McConnell Says ‘I’m Not Going Anywhere’ After Kentucky Legislature Passes Vacancy Bill

McConnell Says ‘I’m Not Going Anywhere’ After Kentucky Legislature Passes Vacancy Bill

United States Senate Minority Leader Mitch McConnell (R-KY) commented on his position in the Senate after a bill was recently passed in the Kentucky state legislature regarding appointments to vacant Senate seats.

The bill, SB 228, requires the Kentucky governor to fill an empty seat in the Senate with a person from the same political party from the departing senator. It also makes it so that the governor must select a successor from a list of three people given to the governor by the executive committee of the same party of the departing lawmaker.

The Louisville Courier Journal reported,

SB 228 also includes fresh stipulations about how long the governor’s appointment to the Senate can last before voters get to elect someone to take over that seat — which depend largely on when the vacancy happens — as well as new rules about how such elections would work.

Kentucky hasn’t had a Democratic senator since January 1999, when former Sen.

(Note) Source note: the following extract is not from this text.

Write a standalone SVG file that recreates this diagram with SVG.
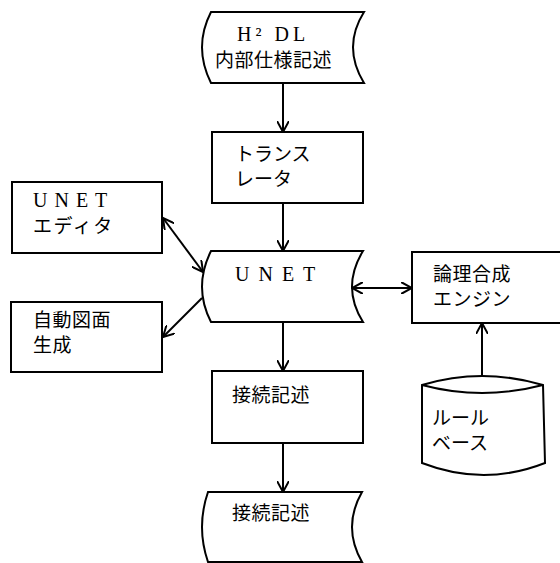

Wendell Ford retired. And with the state’s increasingly conservative electorate, SB 228 is designed to ensure the governor can’t appoint a Democrat to what’s likely to be a safe seat for Republicans.

Democratic Governor Andy Beshear vetoed SB 228 in early March, saying that it goes against the U.S. Constitution’s 17th Amendment, according to local reporting by the Lexington Herald Leader. Beshear said one of the goals of that amendment was to take away “power from political party bosses.”

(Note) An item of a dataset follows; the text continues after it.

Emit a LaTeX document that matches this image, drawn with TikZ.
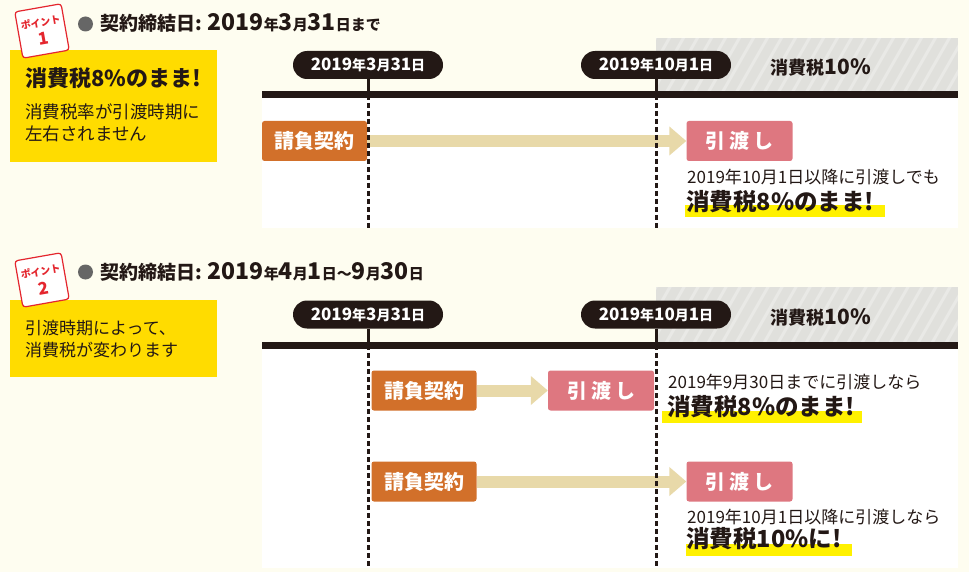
\documentclass[tikz,border=0pt]{standalone}
\usepackage{fontspec}
\setmainfont{Noto Sans CJK JP}
\usetikzlibrary{arrows.meta}
\definecolor{cream}{HTML}{FEFDF0}
\definecolor{ink}{HTML}{231815}
\definecolor{ybg}{HTML}{FFDC00}
\definecolor{hl}{HTML}{FFF100}
\definecolor{orng}{HTML}{D2702A}
\definecolor{pnk}{HTML}{DE7780}
\definecolor{beige}{HTML}{E8D9A9}
\definecolor{hatch}{HTML}{E0E0DC}
\definecolor{bred}{HTML}{E4262E}
\definecolor{dotg}{HTML}{666666}
\newcommand\myfs[1]{\fontsize{#1pt}{#1pt}\selectfont}
\tikzset{
 txt/.style={inner sep=0pt, text=ink, anchor=west},
 pill/.style={fill=ink, text=white, rounded corners=14pt, minimum width=150pt, minimum height=28pt, inner sep=0pt, font=\bfseries},
 obox/.style={fill=orng, text=white, rounded corners=2.5pt, minimum width=105pt, minimum height=40pt, inner sep=0pt, font=\bfseries\myfs{20}},
 pbox/.style={fill=pnk, text=white, rounded corners=2.5pt, minimum width=106pt, minimum height=40pt, inner sep=0pt, font=\bfseries\myfs{20}},
 ybox/.style={fill=ybg, minimum width=207pt, inner sep=0pt, anchor=north west},
 badge/.style={draw=bred, fill=white, line width=1.2pt, rounded corners=3pt, minimum size=47pt, rotate=10, inner sep=0pt},
 btxt/.style={text=bred, font=\bfseries, inner sep=0pt, rotate=10},
 flow/.style={line width=12pt, draw=beige, -{Triangle[length=17pt,width=28pt]}},
 tline/.style={line width=7pt, draw=ink},
 tick/.style={line width=3pt, draw=ink},
 dashv/.style={line width=3pt, draw=ink, dash pattern=on 5pt off 3pt},
 gdot/.style={circle, fill=dotg, minimum size=15pt, inner sep=0pt},
}
\newcommand\pilltext[3]{{\myfs{17}#1}{\myfs{14}年}{\myfs{17}#2}{\myfs{14}月}{\myfs{17}#3}{\myfs{14}日}}
\begin{document}
\begin{tikzpicture}[x=1pt,y=-1pt]
\useasboundingbox (0,0) rectangle (969,572);
\fill[cream] (0,0) rectangle (969,572);

% ---------- panels: white areas and hatched 10% areas
\fill[white] (262,95) rectangle (958,228);
\fill[white] (262,345) rectangle (958,568);
\fill[hatch] (656,38) rectangle (958,95);
\fill[hatch] (656,287) rectangle (958,345);
\begin{scope}
\clip (656,38) rectangle (958,95);
\foreach \i in {0,...,26} \draw[white, opacity=0.3, line width=3pt] (620+\i*14,100) -- ++(40,-70);
\end{scope}
\begin{scope}
\clip (656,287) rectangle (958,345);
\foreach \i in {0,...,26} \draw[white, opacity=0.3, line width=3pt] (620+\i*14,350) -- ++(40,-70);
\end{scope}

% ---------- section 1 left
\node[ybox, minimum height=112pt] (y1) at (10,50) {};
\node[badge] (b1) at (42,31) {};
\node[btxt] (b1t) at (40.5,22.5) {\myfs{10}ポイント};
\node[btxt] (b1n) at (43.5,39) {\myfs{17}1};
\node[gdot] (g1) at (85.5,24) {};
\node[txt] (h1) at (100,23) {\bfseries{\myfs{19}契約締結日:}\hspace{6pt}{\myfs{23}2019}{\myfs{15}年}{\myfs{23}3}{\myfs{15}月}{\myfs{23}31}{\myfs{15}日まで}};
\node[txt] (y1a) at (25,78) {\bfseries\myfs{22}消費税8\%のまま!};
\node[txt] (y1b) at (25,112) {\myfs{17.5}消費税率が引渡時期に};
\node[txt] (y1c) at (25,133.5) {\myfs{17.5}左右されません};

% ---------- section 1 timeline
\node[pill] (p1a) at (368,65) {\pilltext{2019}{3}{31}};
\node[pill] (p1b) at (656,65) {\pilltext{2019}{10}{1}};
\node[txt, anchor=center] (t1) at (821,67) {\bfseries{\myfs{18}消費税}{\myfs{21}10\%}};
\coordinate (L1s) at (262,95);
\coordinate (L1e) at (958,95);
\draw[tline] (L1s) -- (L1e);
\coordinate (a1) at (368,95);
\coordinate (a1e) at (368,228);
\coordinate (c1) at (656,95);
\coordinate (c1e) at (656,228);
\draw[tick] (p1a.south) -- (a1);
\draw[tick] (p1b.south) -- (c1);

\node[obox] (o1) at (314.5,141) {請負契約};
\node[pbox] (k1) at (739.5,141) {引\hspace{4pt}渡\hspace{4pt}し};
\draw[flow] (o1.east) -- (k1.west);
\fill[hl] (685,205) rectangle (885,217);
\node[txt] (r1a) at (687,177) {\myfs{17}2019年10月1日以降に引渡しでも};
\node[txt] (r1b) at (686,202) {\bfseries\myfs{23.5}消費税8\%のまま!};
\draw[dashv] (a1) -- (a1e);
\draw[dashv] (c1) -- (c1e);

% ---------- section 2 left
\node[ybox, minimum height=77pt] (y2) at (10,300) {};
\node[badge] (b2) at (42,280) {};
\node[btxt] (b2t) at (40.5,271.5) {\myfs{10}ポイント};
\node[btxt] (b2n) at (43.5,288) {\myfs{17}2};
\node[gdot] (g2) at (85.5,272) {};
\node[txt] (h2) at (100,272) {\bfseries{\myfs{19}契約締結日:}\hspace{6pt}{\myfs{23}2019}{\myfs{15}年}{\myfs{23}4}{\myfs{15}月}{\myfs{23}1}{\myfs{15}日～}{\myfs{23}9}{\myfs{15}月}{\myfs{23}30}{\myfs{15}日}};
\node[txt] (y2a) at (25,328.5) {\myfs{17}引渡時期によって、};
\node[txt] (y2b) at (25,350.5) {\myfs{17}消費税が変わります};

% ---------- section 2 timeline
\node[pill] (p2a) at (368,314.5) {\pilltext{2019}{3}{31}};
\node[pill] (p2b) at (656,314.5) {\pilltext{2019}{10}{1}};
\node[txt, anchor=center] (t2) at (821,317) {\bfseries{\myfs{18}消費税}{\myfs{21}10\%}};
\coordinate (L2s) at (262,345.5);
\coordinate (L2e) at (958,345.5);
\draw[tline] (L2s) -- (L2e);
\coordinate (a2) at (368,345);
\coordinate (a2e) at (368,568);
\coordinate (c2) at (656,345);
\coordinate (c2e) at (656,568);
\draw[tick] (p2a.south) -- (a2);
\draw[tick] (p2b.south) -- (c2);

\node[obox] (o2) at (424,390.5) {請負契約};
\node[pbox] (k2) at (601,390.5) {引\hspace{4pt}渡\hspace{4pt}し};
\draw[flow] (o2.east) -- (k2.west);
\fill[hl] (662,411) rectangle (862,423);
\node[txt] (r2a) at (668,382) {\myfs{17}2019年9月30日までに引渡しなら};
\node[txt] (r2b) at (667,406.5) {\bfseries\myfs{23.5}消費税8\%のまま!};

\node[obox] (o3) at (424,481.5) {請負契約};
\node[pbox] (k3) at (739.5,481.5) {引\hspace{4pt}渡\hspace{4pt}し};
\draw[flow] (o3.east) -- (k3.west);
\fill[hl] (686,544) rectangle (852,556);
\node[txt] (r3a) at (687,517) {\myfs{17}2019年10月1日以降に引渡しなら};
\node[txt] (r3b) at (686,538.5) {\bfseries\myfs{23.5}消費税10\%に!};
\draw[dashv] (a2) -- (a2e);
\draw[dashv] (c2) -- (c2e);
\end{tikzpicture}
\end{document}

“Senate Bill 228 violates that very purpose of the amendment by returning the power, specifically in law, to a political party to come up with names for a vacancy,” Beshear said.

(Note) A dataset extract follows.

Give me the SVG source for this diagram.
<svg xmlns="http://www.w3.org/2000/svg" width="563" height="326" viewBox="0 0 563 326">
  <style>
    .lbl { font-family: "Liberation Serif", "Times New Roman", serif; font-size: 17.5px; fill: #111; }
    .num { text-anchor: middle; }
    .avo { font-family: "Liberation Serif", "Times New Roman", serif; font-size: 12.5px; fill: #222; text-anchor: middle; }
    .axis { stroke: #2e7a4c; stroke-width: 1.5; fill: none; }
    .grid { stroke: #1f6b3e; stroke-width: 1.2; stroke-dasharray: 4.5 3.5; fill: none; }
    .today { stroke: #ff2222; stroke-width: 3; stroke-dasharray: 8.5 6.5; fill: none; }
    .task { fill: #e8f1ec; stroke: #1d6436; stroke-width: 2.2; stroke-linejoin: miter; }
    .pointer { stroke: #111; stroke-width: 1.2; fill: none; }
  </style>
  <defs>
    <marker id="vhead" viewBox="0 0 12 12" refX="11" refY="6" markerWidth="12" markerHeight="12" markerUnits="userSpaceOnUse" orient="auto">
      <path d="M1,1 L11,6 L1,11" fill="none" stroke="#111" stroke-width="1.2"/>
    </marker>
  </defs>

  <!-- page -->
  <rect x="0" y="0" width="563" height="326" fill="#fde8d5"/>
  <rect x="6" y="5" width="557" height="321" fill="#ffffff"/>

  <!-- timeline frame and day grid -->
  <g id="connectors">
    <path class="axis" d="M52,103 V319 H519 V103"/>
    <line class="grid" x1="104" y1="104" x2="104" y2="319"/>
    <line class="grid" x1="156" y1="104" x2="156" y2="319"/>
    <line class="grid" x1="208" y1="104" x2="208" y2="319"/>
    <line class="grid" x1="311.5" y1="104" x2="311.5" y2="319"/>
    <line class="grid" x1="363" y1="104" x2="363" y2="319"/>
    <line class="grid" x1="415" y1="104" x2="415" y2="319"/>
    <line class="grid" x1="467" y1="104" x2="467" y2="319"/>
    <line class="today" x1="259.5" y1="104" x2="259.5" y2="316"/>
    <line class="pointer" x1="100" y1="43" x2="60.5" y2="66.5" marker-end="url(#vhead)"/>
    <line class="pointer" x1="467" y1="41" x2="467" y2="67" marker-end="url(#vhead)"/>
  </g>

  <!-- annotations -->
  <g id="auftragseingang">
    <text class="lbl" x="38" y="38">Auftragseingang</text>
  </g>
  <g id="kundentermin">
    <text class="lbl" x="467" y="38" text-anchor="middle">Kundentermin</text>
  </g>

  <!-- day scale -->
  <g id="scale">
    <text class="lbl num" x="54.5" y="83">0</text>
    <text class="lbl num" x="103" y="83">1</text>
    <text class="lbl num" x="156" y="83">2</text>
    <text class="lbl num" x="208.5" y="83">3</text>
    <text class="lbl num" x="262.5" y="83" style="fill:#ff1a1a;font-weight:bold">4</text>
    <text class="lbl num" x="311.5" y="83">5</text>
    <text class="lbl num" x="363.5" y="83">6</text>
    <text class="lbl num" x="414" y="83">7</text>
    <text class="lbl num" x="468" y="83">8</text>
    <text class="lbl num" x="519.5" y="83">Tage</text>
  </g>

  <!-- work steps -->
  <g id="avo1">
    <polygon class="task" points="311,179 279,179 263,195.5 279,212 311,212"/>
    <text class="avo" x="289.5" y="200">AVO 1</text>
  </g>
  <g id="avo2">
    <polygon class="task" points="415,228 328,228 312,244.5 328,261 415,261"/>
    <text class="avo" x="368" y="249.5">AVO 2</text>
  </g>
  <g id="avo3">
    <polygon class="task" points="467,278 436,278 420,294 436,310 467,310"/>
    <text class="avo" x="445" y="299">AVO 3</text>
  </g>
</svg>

On Monday, the Republican-controlled state legislature overrode the previous veto of the bill. McConnell reportedly supported the bill, which raised speculation for some regarding his future plans and whether or not he will remain in the Senate and serve out his term. McConnell spoke to the press in Kentucky on Tuesday, saying that the bill is similar to one in Wyoming.

“I don’t think we’re going to have a vacancy. I’m not going anywhere. I just got elected to a six-year term. And I’m still the leader of my party in the Senate, so this is a hypothetical,” McConnell said. “But I had watched this over the years in the Senate as various vacancies were filled and I thought this was the best way to go.”

McConnell said that after a vacancy is filled by a person of the same party, honoring the people’s choice in the last election, the next step is to “as rapidly as possible let the people decide rather than the governor.”

Referencing the former Republican Governor of Kentucky, McConnell said “I can assure you … I would have supported this had the governor been Matt Bevin. I think it’s a good idea for the people to elect the senator.”

“The goal here, that I support … was if such a vacancy were to occur to have the people as quickly as possible elect the new senator. And in the interim, honor the results of the last election,” McConnell said.